Later this week (Saturday, Sept. 29  from 1-4 p.m., to be precise) there’s an opening for a new exhibition called Fresh Evidence by renown Saskatchewan sculptor Joe Fafard at a pop-up gallery being run with his son Joel. The gallery is located at 631 College Ave.

The exhibition will be the first solo show in Regina by Fafard since a 2007 retrospective that was co-organized by the MacKenzie Art Gallery and the National Gallery of Canada. That show later travelled to five other galleries, including a stop in Ottawa.

Despite the lengthy interval between shows in Regina, though, Fafard has been far from idle. “I’ve been having two or three shows a year in places like Vancouver, Edmonton, Calgary, Winnipeg, Toronto, Montreal and Halifax,” he said in a recent interview. He’s also worked on several large-scale commissions for organizations like Le Maison des Artiste in St. Boniface (Manitoba) and Manitoba Hydro headquarters in Winnipeg.

“Every exhibition I have, I like to show some progress or innovation,” Fafard adds. “Lately, I’ve been experimenting a lot with laser cuts and powder coating. As well, I’ve continued to cast in bronze doing patinas, and have been playing around with scale. Rather than work small, I’ve been producing larger pieces like a bust of Gabriel Dumont that’s nearly three feet tall that will be included in this show. As well, there will be some welded steel pieces that are assembled from bits of odd shapes that are out-cuts from other laser-cut sculptures that I’ve done.” (that’s an example pictured above)

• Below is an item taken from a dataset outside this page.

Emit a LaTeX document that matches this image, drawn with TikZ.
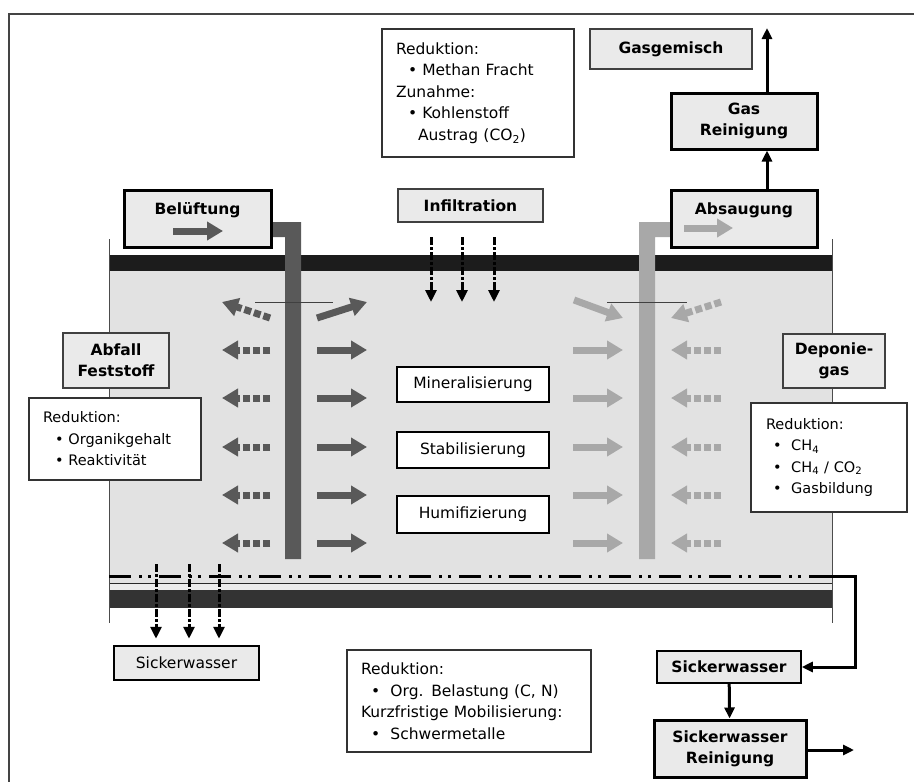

For a large chunk of his career, which dates back to the mid-1960s, Fafard has been represented in Regina by the Susan Whitney Gallery and the successor operation Nouveau Gallery run by Megan Perreault. With this latest venture, Fafard says, “I’ve decided to explore different ways of showing work. I don’t want to be in a stable, but rather be free to take advantage of changing ways of marketing art. With the Internet, things have changed considerably in the last ten years and the days when artists are like horses in a [dealer’s] stable have changed as well. Artists now can be more independent. This pop-up show that Joel and I have planned for Regina is an experiment along those lines.”